Selon le rapport, le Bundestag aurait doté ces fondations de 295 millions d’euros en 2000, de plus de 466 millions en 2014 et jusqu’à 690 millions pour l’année 2023. L’objectif est clair : affaiblir l’industrie française qui, grâce à son parc nucléaire, jouie encore d’une énergie bon marché par rapport à sa concurrente allemande, notamment depuis le décision de la chancelière Angela Merkel, en 2013, de sortir son pays de l’atome et d’accélérer la transition énergétique allemande vers des énergies renouvelables (éoliennes-gaz). En avril 2023, l’Allemagne a ainsi fermé ses dernières centrales. Mais entre-temps, le pays est devenu extrêmement dépendant du gaz étranger, une dépendance accentuée par la crise ukrainienne et les sanctions contre la Russie. Au point qu’elle rouvre des centrales à charbon !

La guerre de l’énergie

Sur la même période, la France est restée capable de produire une énergie bon marché et plus fiable ainsi que de gérer son électricité par EDF. Une situation insupportable pour Berlin qui vise le leadership en Europe. D’où ses opérations d’influence via des officines implantées en France jusqu’au sein du Ministère de l’écologie. Avec des résultats sidérants.

Selon Fabien Bouglé, auteur du livre Nucléaire, les vérités cachées (Éditions du Rocher), « (…) on a fragilisé les investissements dans les réacteurs nucléaires, qui auraient dû être bichonnés. Le résultat, c’est que le vieillissement de ces réacteurs fait qu’il y a des fissures, des corrosions qu’on n’a pas traitées de manière approfondie ». Et de pointer les « liaisons » entre  « les partis anti-nucléaire français » et « les partis anti-nucléaire allemands » qui ont permis à Berlin d’imposer ses vues à Paris avec la complaisance des élites politiques françaises. Une vision partagée par Henri Proglio, ancien patron d’EDF, qui, devant la commission d’enquête parlementaire sur la perte d’indépendance énergétique de la France a expliqué que « l’obsession allemande depuis trente ans, c’est la désintégration d’EDF. Ils ont réussi… ».

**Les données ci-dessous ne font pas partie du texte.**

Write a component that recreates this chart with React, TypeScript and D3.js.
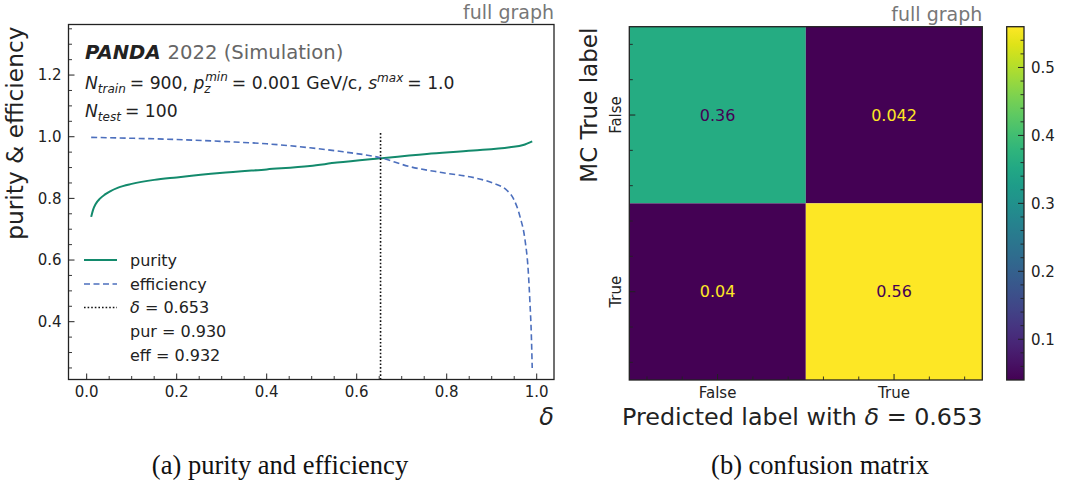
import * as React from "react";
import * as d3 from "d3";

// purity curve
const deltaPur = [0.01, 0.014, 0.02, 0.03, 0.04, 0.052, 0.07, 0.1, 0.15, 0.2, 0.296, 0.4, 0.496, 0.556, 0.652, 0.756, 0.859, 0.94, 0.97, 0.99];
const purity = [0.74, 0.762, 0.782, 0.8, 0.812, 0.823, 0.835, 0.847, 0.86, 0.868, 0.882, 0.894, 0.905, 0.916, 0.93, 0.944, 0.955, 0.966, 0.973, 0.985];

// efficiency curve
const deltaEff = [0.01, 0.1, 0.2, 0.311, 0.4, 0.496, 0.57, 0.652, 0.718, 0.792, 0.867, 0.904, 0.933, 0.948, 0.963, 0.974, 0.981, 0.985, 0.988, 0.99];
const efficiency = [0.998, 0.995, 0.991, 0.984, 0.977, 0.964, 0.951, 0.932, 0.903, 0.883, 0.865, 0.849, 0.827, 0.8, 0.74, 0.665, 0.568, 0.46, 0.36, 0.25];

const bestDelta = 0.653;
const xTicks = [0, 0.2, 0.4, 0.6, 0.8, 1.0];
const yTicks = [0.4, 0.6, 0.8, 1.0, 1.2];
const legendLabels = ["purity", "efficiency", "δ = 0.653", "pur = 0.930", "eff = 0.932"];

// confusion matrix (rows: MC true, cols: predicted)
const cmLabels = ["False", "True"];
const cmValues = [
  [0.36, 0.042],
  [0.04, 0.56],
];
const cbTicks = [0.1, 0.2, 0.3, 0.4, 0.5];

const FONT = "DejaVu Sans";
const INK = "#222";
const PUR_COLOR = "#138a6c";
const EFF_COLOR = "#4c6fbd";

export default function App() {
  // left panel
  const L = { left: 68.5, right: 554, top: 24.5, bottom: 379.5 };
  const x = d3.scaleLinear().domain([-0.0404, 1.0384]).range([L.left, L.right]);
  const y = d3.scaleLinear().domain([0.2125, 1.364]).range([L.bottom, L.top]);

  const line = d3.line<[number, number]>()
    .x(d => x(d[0]))
    .y(d => y(d[1]))
    .curve(d3.curveMonotoneX);
  const purPath = line(deltaPur.map((d, i) => [d, purity[i]]));
  const effPath = line(deltaEff.map((d, i) => [d, efficiency[i]]));

  const xMinor = d3.range(0, 21).map(i => i * 0.05).filter(v => Math.abs(v * 5 - Math.round(v * 5)) > 1e-6);
  const yMinor = d3.range(5, 28).map(i => i * 0.05).filter(v => Math.abs(v * 5 - Math.round(v * 5)) > 1e-6 && y(v) < L.bottom && y(v) > L.top);

  // right panel
  const R = { left: 629.3, right: 982.3, top: 26.7, bottom: 380 };
  const cx = d3.scaleLinear().domain([-0.5, 1.5]).range([R.left, R.right]);
  const cy = d3.scaleLinear().domain([-0.5, 1.5]).range([R.top, R.bottom]);
  const flat = cmValues.flat();
  const [vmin, vmax] = d3.extent(flat) as [number, number];
  const color = d3.scaleSequential(d3.interpolateViridis).domain([vmin, vmax]);
  const thresh = (vmin + vmax) / 2;
  const cmMinor = [-0.4, -0.2, 0.2, 0.4, 0.6, 0.8, 1.2, 1.4];

  const CB = { left: 1006.7, right: 1024, top: 26.7, bottom: 380 };
  const cb = d3.scaleLinear().domain([vmin, vmax]).range([CB.bottom, CB.top]);
  const cbMinor = d3.range(3, 28).map(i => i * 0.02).filter(v => v >= vmin && v <= vmax && Math.abs(v * 10 - Math.round(v * 10)) > 1e-6);
  const gradStops = d3.range(0, 1.0001, 0.05);

  const legendY = [260, 284, 307.5, 331.5, 355.5];

  return (
    <svg width={1065} height={491} style={{ position: "absolute", left: 0, top: 0, background: "#fff" }} fontFamily={FONT}>
      <defs>
        <linearGradient id="viridis" x1="0" y1="1" x2="0" y2="0">
          {gradStops.map(t => (
            <stop key={t} offset={t} stopColor={d3.interpolateViridis(t)} />
          ))}
        </linearGradient>
      </defs>

      {/* ---------- left: purity & efficiency ---------- */}
      <text x={L.right} y={19} textAnchor="end" fontSize={19} fill="#777">full graph</text>

      <path d={purPath || ""} fill="none" stroke={PUR_COLOR} strokeWidth={2} />
      <path d={effPath || ""} fill="none" stroke={EFF_COLOR} strokeWidth={1.6} strokeDasharray="6,3.5" />
      <line x1={x(bestDelta)} x2={x(bestDelta)} y1={L.bottom} y2={y(1.018)} stroke="#111" strokeWidth={1.6} strokeDasharray="1.6,2" />

      {/* ticks */}
      {xTicks.map(t => (
        <g key={"xt" + t}>
          <line x1={x(t)} x2={x(t)} y1={L.bottom} y2={L.bottom - 6} stroke={INK} strokeWidth={1} />
          <text x={x(t)} y={397} textAnchor="middle" fontSize={15} fill={INK}>{t.toFixed(1)}</text>
        </g>
      ))}
      {xMinor.map(t => (
        <line key={"xm" + t} x1={x(t)} x2={x(t)} y1={L.bottom} y2={L.bottom - 3.5} stroke={INK} strokeWidth={0.9} />
      ))}
      {yTicks.map(t => (
        <g key={"yt" + t}>
          <line x1={L.left} x2={L.left + 6} y1={y(t)} y2={y(t)} stroke={INK} strokeWidth={1} />
          <text x={61.5} y={y(t)} dy="0.36em" textAnchor="end" fontSize={15} fill={INK}>{t.toFixed(1)}</text>
        </g>
      ))}
      {yMinor.map(t => (
        <line key={"ym" + t} x1={L.left} x2={L.left + 3.5} y1={y(t)} y2={y(t)} stroke={INK} strokeWidth={0.9} />
      ))}
      <rect x={L.left} y={L.top} width={L.right - L.left} height={L.bottom - L.top} fill="none" stroke={INK} strokeWidth={1.3} />

      {/* axis labels */}
      <text transform={`translate(23,${L.top + 2}) rotate(-90)`} textAnchor="end" fontSize={23.3} fill={INK}>purity &amp; efficiency</text>
      <text x={L.right} y={425} textAnchor="end" fontSize={24} fontStyle="italic" fill={INK}>δ</text>

      {/* header text */}
      <text x={85} y={59} fontSize={19.6} fill={INK}>
        <tspan fontWeight="bold" fontStyle="italic">PANDA</tspan>
        <tspan fill="#666" dx={7}>2022 (Simulation)</tspan>
      </text>
      <text x={85} y={89} fontSize={17.2} fill={INK}>
        <tspan fontStyle="italic">N</tspan>
        <tspan fontStyle="italic" fontSize={12} dy={4}>train</tspan>
        <tspan dy={-4} dx={4}>= 900, </tspan>
        <tspan fontStyle="italic">p</tspan>
        <tspan fontStyle="italic" fontSize={12} dy={4}>z</tspan>
        <tspan fontStyle="italic" fontSize={12} dy={-12} dx={-5.5}>min</tspan>
        <tspan dy={8} dx={4}>= 0.001 GeV/c, </tspan>
        <tspan fontStyle="italic">s</tspan>
        <tspan fontStyle="italic" fontSize={12} dy={-7.5}>max</tspan>
        <tspan dy={7.5} dx={4}>= 1.0</tspan>
      </text>
      <text x={85} y={117} fontSize={17.2} fill={INK}>
        <tspan fontStyle="italic">N</tspan>
        <tspan fontStyle="italic" fontSize={12} dy={4}>test</tspan>
        <tspan dy={-4} dx={4}>= 100</tspan>
      </text>

      {/* legend */}
      <line x1={84} x2={117} y1={legendY[0]} y2={legendY[0]} stroke={PUR_COLOR} strokeWidth={2} />
      <line x1={84} x2={117} y1={legendY[1]} y2={legendY[1]} stroke={EFF_COLOR} strokeWidth={1.6} strokeDasharray="6,3.5" />
      <line x1={84} x2={117} y1={legendY[2]} y2={legendY[2]} stroke="#111" strokeWidth={1.6} strokeDasharray="1.6,2" />
      {legendLabels.map((lab, i) => (
        <text key={lab} x={130} y={legendY[i]} dy="0.35em" fontSize={16} fill={INK}>
          {i === 2 ? (<><tspan fontStyle="italic">δ</tspan>{lab.slice(1)}</>) : lab}
        </text>
      ))}

      {/* ---------- right: confusion matrix ---------- */}
      <text x={R.right} y={21} textAnchor="end" fontSize={19} fill="#777">full graph</text>

      {cmValues.map((row, i) =>
        row.map((v, j) => (
          <g key={`c${i}${j}`}>
            <rect x={cx(j - 0.5)} y={cy(i - 0.5)} width={cx(j + 0.5) - cx(j - 0.5)} height={cy(i + 0.5) - cy(i - 0.5)} fill={color(v)} />
            <text x={cx(j)} y={cy(i)} dy="0.36em" textAnchor="middle" fontSize={16} fill={v > thresh ? color(vmin) : color(vmax)}>{v}</text>
          </g>
        ))
      )}
      {cmLabels.map((lab, k) => (
        <g key={"cl" + lab}>
          <line x1={cx(k)} x2={cx(k)} y1={R.bottom} y2={R.bottom - 6} stroke={INK} strokeWidth={1} />
          <line x1={R.left} x2={R.left + 6} y1={cy(k)} y2={cy(k)} stroke={INK} strokeWidth={1} />
          <text x={cx(k)} y={398} textAnchor="middle" fontSize={15} fill={INK}>{lab}</text>
          <text transform={`translate(620.5,${cy(k)}) rotate(-90)`} textAnchor="middle" fontSize={15} fill={INK}>{lab}</text>
        </g>
      ))}
      {cmMinor.map(t => (
        <g key={"cm" + t}>
          <line x1={cx(t)} x2={cx(t)} y1={R.bottom} y2={R.bottom - 3.5} stroke={INK} strokeWidth={0.9} />
          <line x1={R.left} x2={R.left + 3.5} y1={cy(t)} y2={cy(t)} stroke={INK} strokeWidth={0.9} />
        </g>
      ))}
      <rect x={R.left} y={R.top} width={R.right - R.left} height={R.bottom - R.top} fill="none" stroke={INK} strokeWidth={1.3} />
      <text transform={`translate(597,${R.top + 1}) rotate(-90)`} textAnchor="end" fontSize={23} fill={INK}>MC True label</text>
      <text x={R.right} y={425} textAnchor="end" fontSize={23.8} fill={INK}>
        Predicted label with <tspan fontStyle="italic">δ</tspan> = 0.653
      </text>

      {/* colorbar */}
      <rect x={CB.left} y={CB.top} width={CB.right - CB.left} height={CB.bottom - CB.top} fill="url(#viridis)" />
      {cbTicks.map(t => (
        <g key={"cb" + t}>
          <line x1={CB.right} x2={CB.right - 6} y1={cb(t)} y2={cb(t)} stroke={INK} strokeWidth={1} />
          <text x={1031} y={cb(t)} dy="0.36em" fontSize={15} fill={INK}>{t.toFixed(1)}</text>
        </g>
      ))}
      {cbMinor.map(t => (
        <line key={"cbm" + t} x1={CB.right} x2={CB.right - 3.5} y1={cb(t)} y2={cb(t)} stroke={INK} strokeWidth={0.9} />
      ))}
      <rect x={CB.left} y={CB.top} width={CB.right - CB.left} height={CB.bottom - CB.top} fill="none" stroke={INK} strokeWidth={1.3} />

      {/* captions */}
      <text x={280} y={474} textAnchor="middle" fontSize={26.5} fontFamily="Liberation Serif" fill="#111">(a)  purity and efficiency</text>
      <text x={820} y={474} textAnchor="middle" fontSize={26.5} fontFamily="Liberation Serif" fill="#111">(b)  confusion matrix</text>
    </svg>
  );
}
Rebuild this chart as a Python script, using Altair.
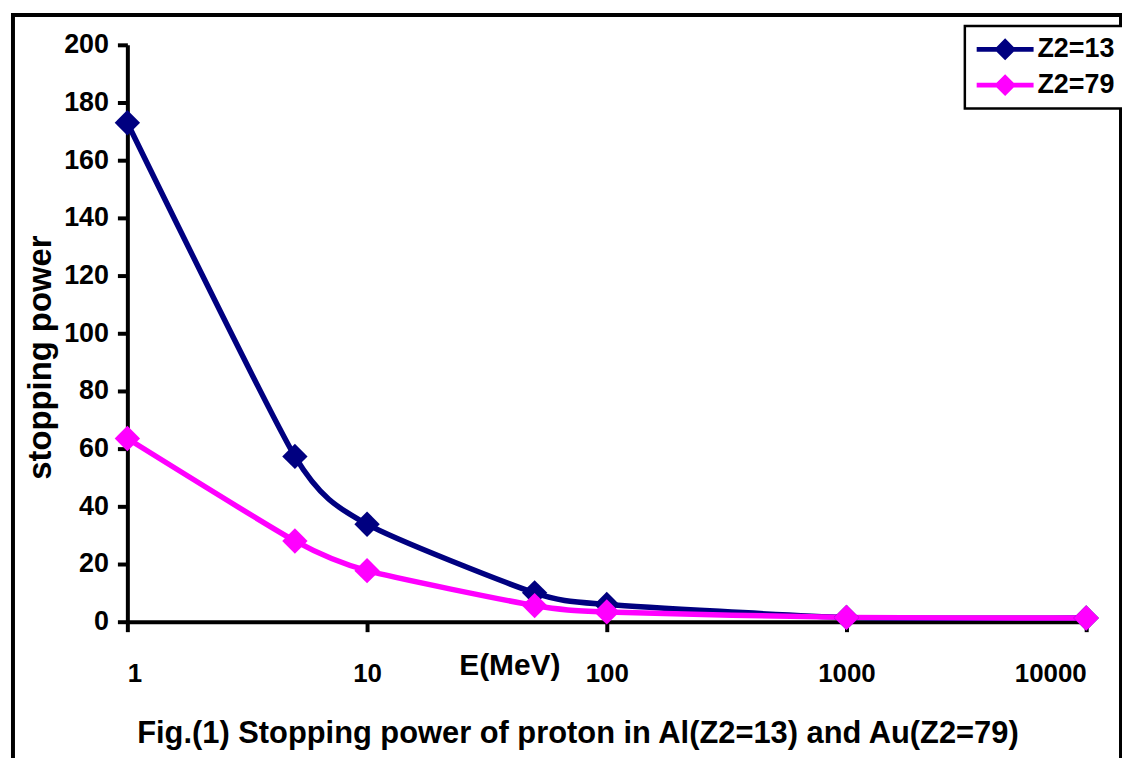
import altair as alt
import pandas as pd

energy = [1, 5, 10, 50, 100, 1000, 10000]
z13 = [173, 57.3, 33.8, 10.0, 6.0, 1.5, 1.3]
z79 = [63.5, 28.0, 17.7, 5.6, 3.4, 1.5, 1.3]
series_names = ["Z2=13", "Z2=79"]
series_colors = ["#000080", "#FF00FF"]
x_ticks = [1, 10, 100, 1000, 10000]
y_ticks = list(range(0, 201, 20))

rows = []
for name, vals in zip(series_names, [z13, z79]):
    for e, v in zip(energy, vals):
        rows.append({"E": e, "S": v, "series": name})
df = pd.DataFrame(rows)

FONT = "Liberation Sans, Arial, sans-serif"

xenc = alt.X("E:Q", scale=alt.Scale(type="log", domain=[1, 10000], nice=False),
             axis=alt.Axis(values=x_ticks, format=".0f", title="E(MeV)",
                           labelPadding=29, labelFontSize=26, titleX=384, titleY=44,
                           titleBaseline="middle", titleAlign="center",
                           titleFont=FONT, titleFontSize=30, titleFontWeight="bold"))
yenc = alt.Y("S:Q", scale=alt.Scale(domain=[0, 200], nice=False),
             axis=alt.Axis(values=y_ticks, title="stopping power", labelPadding=9,
                           labelFontSize=27,
                           titleAngle=270, titleX=-87, titleY=314,
                           titleBaseline="middle", titleAlign="center",
                           titleFont=FONT, titleFontSize=33, titleFontWeight="bold"))
color_scale = alt.Scale(domain=series_names, range=series_colors)

legend_path = ("M-2.6,-0.22 L-0.78,-0.22 L0,-1 L0.78,-0.22 L2.6,-0.22 L2.6,0.22 "
               "L0.78,0.22 L0,1 L-0.78,0.22 L-2.6,0.22 Z")
legend = alt.Legend(title=None, orient="none", legendX=842, legendY=-19,
                    symbolType=legend_path, symbolSize=484,
                    symbolOffset=17, labelOffset=19, padding=10,
                    rowPadding=8, strokeColor="black",
                    fillColor="white", labelFont=FONT,
                    labelFontSize=27, labelFontWeight="bold",
                    labelColor="black", symbolStrokeWidth=0,
                    symbolOpacity=1)
color_enc = alt.Color("series:N", scale=color_scale, legend=legend)

lines = alt.Chart(df).mark_line(interpolate="cardinal", tension=0.35, strokeWidth=5.5).encode(
    x=xenc, y=yenc, color=color_enc, order=alt.Order("E:Q"),
)
points = alt.Chart(df).mark_point(shape="diamond", filled=True, size=650, opacity=1).encode(
    x=xenc, y=yenc, color=color_enc,
)
border = alt.Chart(pd.DataFrame({"a": [0]})).mark_rect(
    fill="white", fillOpacity=0, stroke="black", strokeWidth=4
).encode(x=alt.value(-115), x2=alt.value(999), y=alt.value(-30), y2=alt.value(720))

chart = alt.layer(border, lines, points).properties(
    width=964, height=580,
    autosize=alt.AutoSizeParams(type="none"),
    padding={"left": 120, "top": 35, "right": 36, "bottom": 135},
    title=alt.TitleParams(
        text="Fig.(1) Stopping power of proton in Al(Z2=13) and Au(Z2=79)",
        orient="bottom", anchor="middle", frame="group", offset=-44, dx=-29,
        font=FONT, fontSize=31, fontWeight="bold", color="black"),
).configure_axis(
    domainColor="black", domainWidth=4, tickColor="black", tickWidth=4, tickSize=10,
    labelFont=FONT, labelFontWeight="bold", labelColor="black",
    titleColor="black", grid=False,
).configure_legend(strokeWidth=2.5).configure_view(stroke="transparent")

chart.save("out.html", embed_options={"renderer": "svg", "actions": False})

La transition énergétique : un outil politique, industriel et commercial pour l’Allemagne

Ainsi, le système qui garantissait à la France une électricité fiable, abondante et peu chère, s’est progressivement désagrégé pour aboutir ces deux dernière années à une forte hausse des importations électriques, à une baisse préoccupante de production d’EDF et à une hausse importante du prix de l’électricité. D’autant plus que l’Allemagne ferraille auprès des institutions européennes obtenant notamment en 2019 d’exclure le nucléaire de tout mécanisme de soutien financier.

« Notre voisin d’Outre-Rhin exploite ainsi la transition énergétique comme un outil politique, industriel et commercial », écrit Christian Herbulot, directeur de l’EGE et auteur de ce rapport. Avec des fondations comme Rosa Luxembourg ou Heinrich Böll, qui bénéficie d’une adresse à Paris, la guerre d’influence s’exerce également sur le sol français. Il s’agit de  pratiquer « un encerclement cognitif de la société civile via un narratif anti-nucléaire ». Au fil du temps, « ces fondations sont effectivement devenues de véritables instruments de politique étrangère, de diplomatie et d’influence, particulièrement efficaces et surtout méconnus ».

« Le couple franco-allemand » fragilisé ?

Fort de ce constat, le rapport préconise la création d’une mission interministérielle de vigilance et de lutte contre les dérives des fondations politiques étrangères (MIVILUDEFOPOLE), à l’instar de la Miviludes, créer pour lutter contre les dérives sectaires. Pour Herbulot, un tel organisme permettrait de sensibiliser le grand public et de limiter l’impact des actions de ces fondations étrangères.

Un acte politique fort qui irait dans le sens des récentes communications du gouvernement et du président de la République attestant d’une volonté de relancer la filière nucléaire… Et au risque de fragiliser « le couple franco-allemand », sensé être le moteur de l’Europe.